Problem: Reproduce the listing below exactly, minus its pictures.

Data extract:
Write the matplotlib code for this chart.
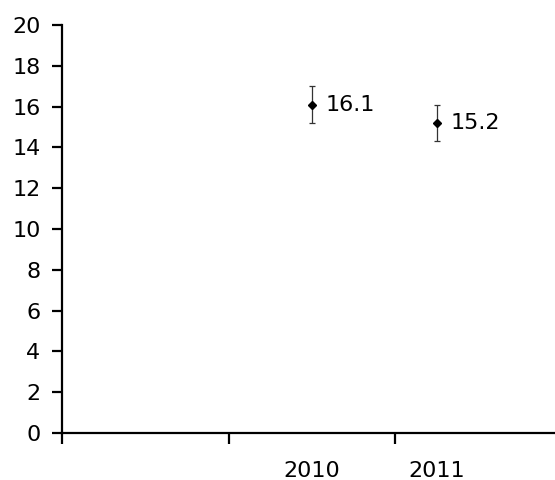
import matplotlib
matplotlib.use("Agg")
import matplotlib.pyplot as plt

years = ["2010", "2011"]
values = [16.1, 15.2]
errors = [0.9, 0.9]
yticks = [0, 2, 4, 6, 8, 10, 12, 14, 16, 18, 20]

# category slots on a 0..4 axis; points sit at 2 and 3
xpos = [2, 3]
boundaries = [0, 4 / 3, 8 / 3, 4]

fs = 16

fig = plt.figure(figsize=(5.55, 4.8), dpi=100)
ax = fig.add_axes([62 / 555, 47 / 480, 500 / 555, 408 / 480])
ax.set_xlim(0, 4)
ax.set_ylim(0, 20)

ax.errorbar(xpos, values, yerr=errors, fmt="D", color="black", markersize=4.5,
            ecolor="#333333", elinewidth=0.9, capsize=2.3, capthick=0.9)
for x, v in zip(xpos, values):
    ax.annotate(f"{v}", (x, v), xytext=(10, 0), textcoords="offset points",
                va="center", ha="left", fontsize=fs)

for s in ["top", "right"]:
    ax.spines[s].set_visible(False)
for s in ["left", "bottom"]:
    ax.spines[s].set_linewidth(1.6)
    ax.spines[s].set_clip_on(False)

ax.set_yticks(yticks)
ax.set_yticklabels([str(t) for t in yticks])
ax.tick_params(axis="y", length=7.5, width=1.6, pad=8, labelsize=fs)

ax.set_xticks(boundaries)
ax.set_xticklabels([])
ax.tick_params(axis="x", which="major", length=8, width=1.6, direction="out")
ax.set_xticks(xpos, minor=True)
ax.set_xticklabels(years, minor=True)
ax.tick_params(axis="x", which="minor", length=0, pad=20, labelsize=fs)

fig.savefig("out.png", dpi=100)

Answer below:
Write the matplotlib code for this chart.
import matplotlib
matplotlib.use("Agg")
import matplotlib.pyplot as plt

years = ["2010", "2011"]
values = [16.1, 15.2]
errors = [0.9, 0.9]
yticks = [0, 2, 4, 6, 8, 10, 12, 14, 16, 18, 20]

# category slots on a 0..4 axis; points sit at 2 and 3
xpos = [2, 3]
boundaries = [0, 4 / 3, 8 / 3, 4]

fs = 16

fig = plt.figure(figsize=(5.55, 4.8), dpi=100)
ax = fig.add_axes([62 / 555, 47 / 480, 500 / 555, 408 / 480])
ax.set_xlim(0, 4)
ax.set_ylim(0, 20)

ax.errorbar(xpos, values, yerr=errors, fmt="D", color="black", markersize=4.5,
            ecolor="#333333", elinewidth=0.9, capsize=2.3, capthick=0.9)
for x, v in zip(xpos, values):
    ax.annotate(f"{v}", (x, v), xytext=(10, 0), textcoords="offset points",
                va="center", ha="left", fontsize=fs)

for s in ["top", "right"]:
    ax.spines[s].set_visible(False)
for s in ["left", "bottom"]:
    ax.spines[s].set_linewidth(1.6)
    ax.spines[s].set_clip_on(False)

ax.set_yticks(yticks)
ax.set_yticklabels([str(t) for t in yticks])
ax.tick_params(axis="y", length=7.5, width=1.6, pad=8, labelsize=fs)

ax.set_xticks(boundaries)
ax.set_xticklabels([])
ax.tick_params(axis="x", which="major", length=8, width=1.6, direction="out")
ax.set_xticks(xpos, minor=True)
ax.set_xticklabels(years, minor=True)
ax.tick_params(axis="x", which="minor", length=0, pad=20, labelsize=fs)

fig.savefig("out.png", dpi=100)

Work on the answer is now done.